To request a prompt determination of the tax liability of the bankruptcy estate, the trustee or debtor-in-possession must file a written request for the determination with the IRS. The request must be submitted in duplicate and executed under penalties of perjury. The request must include a statement indicating that it is a request for prompt determination of tax liability and: (a) the return type, and all the tax periods for which prompt determination is sought; (b) the name and location of the office where the return was filed; (c) the debtor's name; (d) the debtor's SSN, TIN, or EIN; (e) the type of bankruptcy estate; (f) the bankruptcy case number; and (g) the court where the bankruptcy is pending. Send the request to the Centralized Insolvency Operation, P.O. Box 7346, Philadelphia, PA 19101-7436 (marked “Request for Prompt Determination”).

The IRS will notify the trustee or debtor-in-possession within 60 days from receipt of the request if the return filed by the trustee or debtor-in-possession has been selected for examination or has been accepted as filed. If the return is selected for examination, it will be examined as soon as possible. The IRS will notify the trustee or debtor-in-possession of any tax due within 180 days from receipt of the request or within any additional time permitted by the bankruptcy court.

See Rev. Proc. 2006-24, 2006-22 I.R.B. 943, available at www.irs.gov/irb/2006-22_IRB/ar12.html, modified by Announcement 2011–77, available at www.irs.gov/irb/2011-51_IRB/ar13.

Special Filing Instructions for Bankruptcy Estates

Use Form 1041 only as a transmittal for Form 1040. In the top margin of Form 1040 write “Attachment to Form 1041. DO NOT DETACH.” Attach Form 1040 to Form 1041. Complete only the identification area at the top of Form 1041. Enter the name of the individual debtor in the following format: “John Q. Public Bankruptcy Estate.” Beneath, enter the name of the trustee in the following format: “Avery Snow, Trustee.” In item D, enter the date the petition was filed or the date of conversion to a chapter 7 or 11 case.

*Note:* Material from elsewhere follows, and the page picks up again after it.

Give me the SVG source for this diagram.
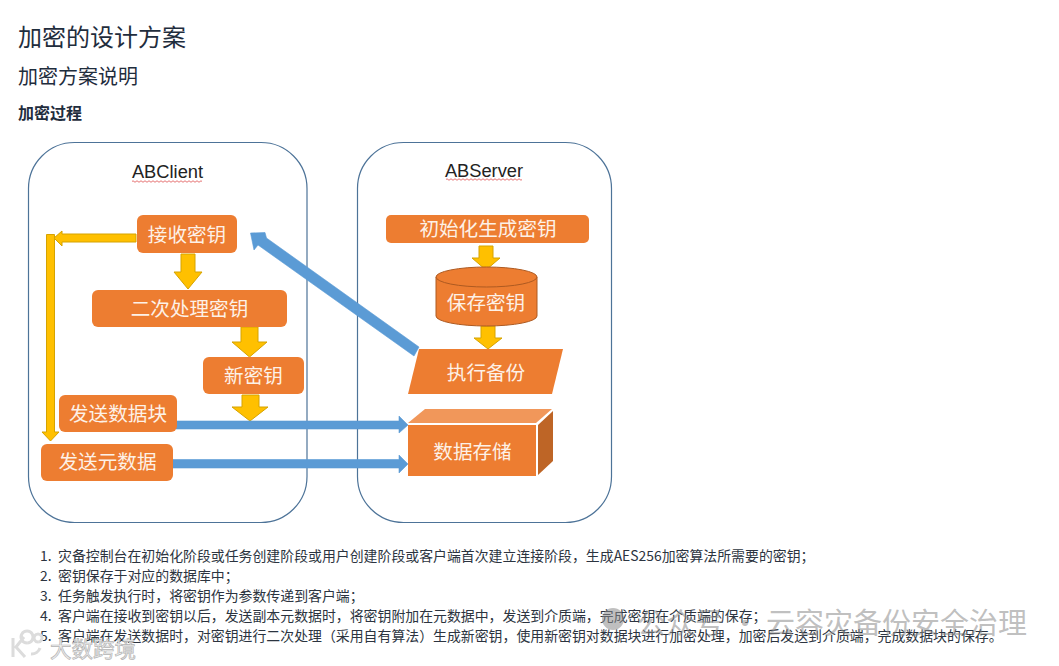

Enter on Form 1041, line 23, the total tax from line 61 of Form 1040. Complete lines 24 through 29 of Form 1041, and sign and date it.

In a chapter 11 case filed after October 16, 2005, the bankruptcy estate's gross income may be affected by section 1115 of title 11 of the U.S. Code. See Income, Deductions, and Credits earlier. The debtor may receive a Form W-2, 1099-INT, 1099-DIV, or 1099-MISC or other information return reporting wages or other income to the debtor for the entire year, even though some or all of this income is includible in the bankruptcy estate's gross income under section 1115 of title 11 of the U.S. Code. If this happens, the income reported to the debtor on the Form W-2 or 1099, or other information return (and the withheld income tax shown on these forms) must be reasonably allocated between the debtor and the bankruptcy estate. The debtor-in-possession (or the chapter 11 trustee, if one was appointed) must attach a schedule that shows (a) all the income reported on the Form W-2, Form 1099, or other information return, (b) the portion of this income includible in the bankruptcy estate's gross income, and (c) all the withheld income tax, if any, and the portion of withheld tax reasonably allocated to the bankruptcy estate. Also, the debtor-in-possesion (or the chapter 11 trustee, if one was appointed) must attach a copy of the Form W-2, if any, issued to the debtor for the tax year if the Form W-2 reports wages to the debtor and some or all of the wages are includible in the bankruptcy estate's gross income because of section 1115 of title 11 of the U.S. Code. For more details, including acceptable allocation methods, see Notice 2006-83, 2006-40 I.R.B. 596, available at www.irs.gov/irb/2006-40_IRB/ar12.html.